Report only the number of lines that hold the word "Output".

□ □ □

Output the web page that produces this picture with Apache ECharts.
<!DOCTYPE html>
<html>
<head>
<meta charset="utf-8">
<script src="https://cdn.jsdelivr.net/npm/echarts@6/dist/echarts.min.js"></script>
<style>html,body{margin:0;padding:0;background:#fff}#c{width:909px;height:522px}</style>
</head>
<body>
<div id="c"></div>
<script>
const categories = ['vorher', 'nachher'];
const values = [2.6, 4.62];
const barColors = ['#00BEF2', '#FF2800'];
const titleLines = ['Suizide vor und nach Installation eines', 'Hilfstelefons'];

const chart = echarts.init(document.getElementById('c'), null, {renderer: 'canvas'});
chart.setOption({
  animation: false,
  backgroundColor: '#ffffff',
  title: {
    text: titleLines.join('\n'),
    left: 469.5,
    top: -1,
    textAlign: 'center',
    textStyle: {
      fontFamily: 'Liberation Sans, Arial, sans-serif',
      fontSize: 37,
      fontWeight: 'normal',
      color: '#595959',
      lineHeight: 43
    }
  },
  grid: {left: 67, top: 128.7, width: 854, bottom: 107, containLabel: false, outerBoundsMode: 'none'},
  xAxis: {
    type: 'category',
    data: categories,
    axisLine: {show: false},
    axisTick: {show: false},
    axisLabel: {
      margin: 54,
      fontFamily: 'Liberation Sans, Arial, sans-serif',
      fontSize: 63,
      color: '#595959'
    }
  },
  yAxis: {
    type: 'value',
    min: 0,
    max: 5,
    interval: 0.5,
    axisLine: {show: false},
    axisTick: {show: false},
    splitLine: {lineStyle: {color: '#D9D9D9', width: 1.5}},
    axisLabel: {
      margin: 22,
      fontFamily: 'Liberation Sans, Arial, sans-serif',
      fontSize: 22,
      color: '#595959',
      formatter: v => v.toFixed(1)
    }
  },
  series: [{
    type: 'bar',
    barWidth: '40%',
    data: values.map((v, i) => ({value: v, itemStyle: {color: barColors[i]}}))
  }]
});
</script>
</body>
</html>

□ □ □

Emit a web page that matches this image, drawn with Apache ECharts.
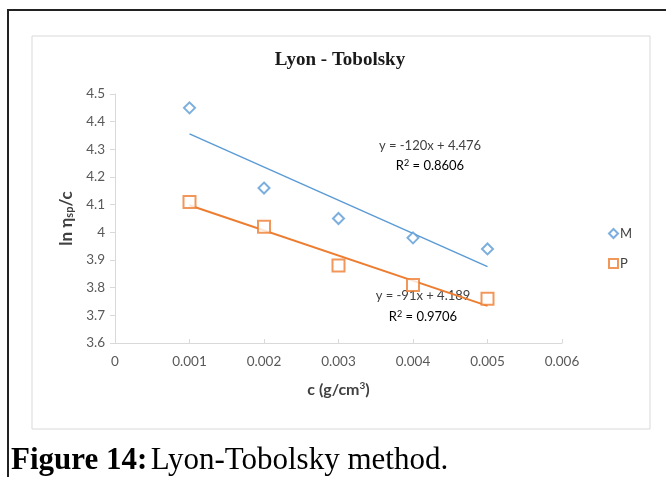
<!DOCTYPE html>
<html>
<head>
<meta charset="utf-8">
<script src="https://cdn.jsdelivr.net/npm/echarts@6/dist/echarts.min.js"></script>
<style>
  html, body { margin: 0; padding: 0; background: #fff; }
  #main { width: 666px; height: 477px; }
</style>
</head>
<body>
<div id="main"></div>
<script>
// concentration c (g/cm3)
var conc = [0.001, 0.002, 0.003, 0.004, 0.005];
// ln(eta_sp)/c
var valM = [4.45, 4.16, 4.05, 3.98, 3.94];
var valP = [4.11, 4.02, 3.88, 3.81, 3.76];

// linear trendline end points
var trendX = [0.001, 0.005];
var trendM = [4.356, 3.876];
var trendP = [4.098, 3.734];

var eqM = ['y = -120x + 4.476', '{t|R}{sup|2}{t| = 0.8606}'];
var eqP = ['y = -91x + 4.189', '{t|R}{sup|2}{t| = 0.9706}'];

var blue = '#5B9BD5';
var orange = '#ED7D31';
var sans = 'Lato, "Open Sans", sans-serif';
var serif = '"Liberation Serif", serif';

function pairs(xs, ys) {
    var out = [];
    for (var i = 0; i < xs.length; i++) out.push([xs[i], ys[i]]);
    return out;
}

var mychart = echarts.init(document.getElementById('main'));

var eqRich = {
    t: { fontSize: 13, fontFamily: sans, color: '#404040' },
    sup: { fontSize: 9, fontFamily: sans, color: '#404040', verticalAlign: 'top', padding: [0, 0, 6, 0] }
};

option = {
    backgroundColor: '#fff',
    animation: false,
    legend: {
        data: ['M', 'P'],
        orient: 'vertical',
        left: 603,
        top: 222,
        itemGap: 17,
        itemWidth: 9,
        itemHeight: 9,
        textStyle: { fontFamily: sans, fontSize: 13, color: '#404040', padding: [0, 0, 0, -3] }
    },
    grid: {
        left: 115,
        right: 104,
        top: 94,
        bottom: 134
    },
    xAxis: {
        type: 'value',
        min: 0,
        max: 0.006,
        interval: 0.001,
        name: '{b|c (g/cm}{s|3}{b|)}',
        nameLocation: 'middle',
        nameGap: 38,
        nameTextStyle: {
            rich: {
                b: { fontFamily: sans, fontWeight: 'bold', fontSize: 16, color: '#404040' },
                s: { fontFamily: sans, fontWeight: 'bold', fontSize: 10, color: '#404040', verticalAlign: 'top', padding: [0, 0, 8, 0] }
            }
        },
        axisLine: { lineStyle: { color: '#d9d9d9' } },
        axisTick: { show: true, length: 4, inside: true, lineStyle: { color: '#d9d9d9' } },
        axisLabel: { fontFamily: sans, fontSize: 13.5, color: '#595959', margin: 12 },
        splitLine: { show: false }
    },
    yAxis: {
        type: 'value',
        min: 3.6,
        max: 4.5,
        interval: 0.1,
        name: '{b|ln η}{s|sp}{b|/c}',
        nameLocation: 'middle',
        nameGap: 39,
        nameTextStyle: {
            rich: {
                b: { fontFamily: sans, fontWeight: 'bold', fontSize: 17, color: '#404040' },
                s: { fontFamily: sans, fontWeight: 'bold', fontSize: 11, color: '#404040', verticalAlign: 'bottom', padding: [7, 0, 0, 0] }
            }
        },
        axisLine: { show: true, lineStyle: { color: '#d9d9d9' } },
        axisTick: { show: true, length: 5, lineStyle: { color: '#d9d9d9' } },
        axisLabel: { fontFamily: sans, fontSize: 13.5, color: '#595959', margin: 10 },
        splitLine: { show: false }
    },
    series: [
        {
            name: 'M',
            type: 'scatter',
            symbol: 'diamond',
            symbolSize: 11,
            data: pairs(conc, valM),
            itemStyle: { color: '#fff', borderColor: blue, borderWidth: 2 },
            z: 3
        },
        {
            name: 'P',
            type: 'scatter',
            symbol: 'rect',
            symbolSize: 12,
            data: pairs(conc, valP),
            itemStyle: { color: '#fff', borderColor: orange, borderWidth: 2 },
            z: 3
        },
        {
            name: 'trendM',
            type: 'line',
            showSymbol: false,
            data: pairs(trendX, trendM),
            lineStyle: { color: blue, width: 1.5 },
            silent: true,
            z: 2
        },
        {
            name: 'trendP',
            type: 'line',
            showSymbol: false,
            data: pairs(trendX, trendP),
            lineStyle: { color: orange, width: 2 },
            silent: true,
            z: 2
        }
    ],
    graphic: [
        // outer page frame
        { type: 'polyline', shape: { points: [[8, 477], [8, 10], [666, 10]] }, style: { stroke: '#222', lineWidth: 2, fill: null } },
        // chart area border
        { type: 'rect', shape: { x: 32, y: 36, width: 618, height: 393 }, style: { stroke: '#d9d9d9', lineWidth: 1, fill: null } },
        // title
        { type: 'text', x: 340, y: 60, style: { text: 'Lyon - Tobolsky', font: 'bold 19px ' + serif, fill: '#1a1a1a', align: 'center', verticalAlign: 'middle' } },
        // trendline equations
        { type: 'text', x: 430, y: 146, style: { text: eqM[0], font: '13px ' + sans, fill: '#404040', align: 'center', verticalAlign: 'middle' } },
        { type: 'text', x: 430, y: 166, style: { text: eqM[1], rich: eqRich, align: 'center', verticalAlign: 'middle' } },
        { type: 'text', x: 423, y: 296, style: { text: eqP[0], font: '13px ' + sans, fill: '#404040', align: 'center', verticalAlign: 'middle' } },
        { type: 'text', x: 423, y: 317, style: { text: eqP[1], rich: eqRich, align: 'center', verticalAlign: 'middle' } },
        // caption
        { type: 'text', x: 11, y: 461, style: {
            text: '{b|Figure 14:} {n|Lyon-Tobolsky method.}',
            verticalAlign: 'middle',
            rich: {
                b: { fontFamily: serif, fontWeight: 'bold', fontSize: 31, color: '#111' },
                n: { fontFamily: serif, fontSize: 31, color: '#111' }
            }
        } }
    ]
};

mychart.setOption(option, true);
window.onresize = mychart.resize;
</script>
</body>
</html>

□ □ □

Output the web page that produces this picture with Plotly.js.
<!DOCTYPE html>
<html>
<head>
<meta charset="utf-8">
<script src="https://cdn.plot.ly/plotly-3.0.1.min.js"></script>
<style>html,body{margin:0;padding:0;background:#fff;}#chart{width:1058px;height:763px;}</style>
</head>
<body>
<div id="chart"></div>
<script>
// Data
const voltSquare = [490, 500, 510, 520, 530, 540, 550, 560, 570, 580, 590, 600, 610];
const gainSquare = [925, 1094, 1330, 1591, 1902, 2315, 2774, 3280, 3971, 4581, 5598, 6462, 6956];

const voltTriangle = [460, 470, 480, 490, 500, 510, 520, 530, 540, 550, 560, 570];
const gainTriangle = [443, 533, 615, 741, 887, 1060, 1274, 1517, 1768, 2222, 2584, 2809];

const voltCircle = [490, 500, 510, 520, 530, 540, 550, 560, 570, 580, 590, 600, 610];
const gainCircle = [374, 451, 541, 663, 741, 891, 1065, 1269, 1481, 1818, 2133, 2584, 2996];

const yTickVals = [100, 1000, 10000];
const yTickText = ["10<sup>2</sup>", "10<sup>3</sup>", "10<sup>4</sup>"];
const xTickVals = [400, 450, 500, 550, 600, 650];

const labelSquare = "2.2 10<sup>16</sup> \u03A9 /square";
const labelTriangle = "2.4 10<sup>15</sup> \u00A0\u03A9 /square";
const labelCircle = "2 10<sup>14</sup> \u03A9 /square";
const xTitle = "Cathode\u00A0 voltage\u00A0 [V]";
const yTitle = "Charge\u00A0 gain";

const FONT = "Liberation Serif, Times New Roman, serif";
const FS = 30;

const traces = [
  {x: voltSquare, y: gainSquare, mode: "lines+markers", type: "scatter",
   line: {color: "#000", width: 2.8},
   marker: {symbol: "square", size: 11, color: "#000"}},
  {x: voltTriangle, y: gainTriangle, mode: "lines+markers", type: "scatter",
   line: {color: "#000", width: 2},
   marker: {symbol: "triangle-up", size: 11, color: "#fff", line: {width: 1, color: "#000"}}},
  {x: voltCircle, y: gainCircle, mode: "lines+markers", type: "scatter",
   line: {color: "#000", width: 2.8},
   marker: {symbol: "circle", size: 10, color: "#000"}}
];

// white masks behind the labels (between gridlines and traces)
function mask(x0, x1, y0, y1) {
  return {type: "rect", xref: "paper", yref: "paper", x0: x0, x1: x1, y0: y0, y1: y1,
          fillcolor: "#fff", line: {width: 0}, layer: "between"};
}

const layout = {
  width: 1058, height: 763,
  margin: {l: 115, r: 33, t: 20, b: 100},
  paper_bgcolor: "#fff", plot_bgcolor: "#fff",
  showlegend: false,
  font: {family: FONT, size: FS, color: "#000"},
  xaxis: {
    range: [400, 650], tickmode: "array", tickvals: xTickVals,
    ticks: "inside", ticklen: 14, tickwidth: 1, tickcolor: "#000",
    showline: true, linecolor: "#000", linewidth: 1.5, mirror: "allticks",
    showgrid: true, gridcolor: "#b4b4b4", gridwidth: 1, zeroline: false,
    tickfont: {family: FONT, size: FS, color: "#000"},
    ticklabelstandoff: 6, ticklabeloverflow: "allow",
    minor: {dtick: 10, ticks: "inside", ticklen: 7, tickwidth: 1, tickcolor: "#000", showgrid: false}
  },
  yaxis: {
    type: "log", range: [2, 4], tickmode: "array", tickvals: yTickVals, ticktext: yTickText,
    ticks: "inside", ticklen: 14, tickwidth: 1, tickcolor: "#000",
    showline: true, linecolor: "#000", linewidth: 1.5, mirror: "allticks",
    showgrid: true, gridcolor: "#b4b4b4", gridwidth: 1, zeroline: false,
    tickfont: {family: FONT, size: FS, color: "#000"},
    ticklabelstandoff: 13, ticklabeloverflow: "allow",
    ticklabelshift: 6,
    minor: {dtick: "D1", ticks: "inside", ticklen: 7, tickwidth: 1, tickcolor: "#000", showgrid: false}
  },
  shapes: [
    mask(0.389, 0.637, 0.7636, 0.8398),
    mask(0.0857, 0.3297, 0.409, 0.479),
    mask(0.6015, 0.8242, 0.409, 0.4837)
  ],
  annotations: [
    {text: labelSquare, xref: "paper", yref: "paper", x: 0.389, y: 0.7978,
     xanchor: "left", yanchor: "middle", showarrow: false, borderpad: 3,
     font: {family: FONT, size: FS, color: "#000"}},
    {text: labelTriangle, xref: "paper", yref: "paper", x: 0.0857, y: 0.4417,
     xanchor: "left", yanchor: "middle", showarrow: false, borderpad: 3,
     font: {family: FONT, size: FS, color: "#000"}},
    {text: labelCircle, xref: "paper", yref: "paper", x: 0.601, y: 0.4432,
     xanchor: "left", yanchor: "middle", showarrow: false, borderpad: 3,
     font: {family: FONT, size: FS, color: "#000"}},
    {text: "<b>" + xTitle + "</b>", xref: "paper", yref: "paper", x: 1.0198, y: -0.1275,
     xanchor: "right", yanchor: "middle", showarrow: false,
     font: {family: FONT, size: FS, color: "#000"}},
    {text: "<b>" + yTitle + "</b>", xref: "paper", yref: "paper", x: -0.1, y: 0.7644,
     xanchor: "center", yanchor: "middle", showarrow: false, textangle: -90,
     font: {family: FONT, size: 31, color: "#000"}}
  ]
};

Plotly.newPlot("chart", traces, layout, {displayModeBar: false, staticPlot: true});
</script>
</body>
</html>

□ □ □

**Reply to the exercise:**
2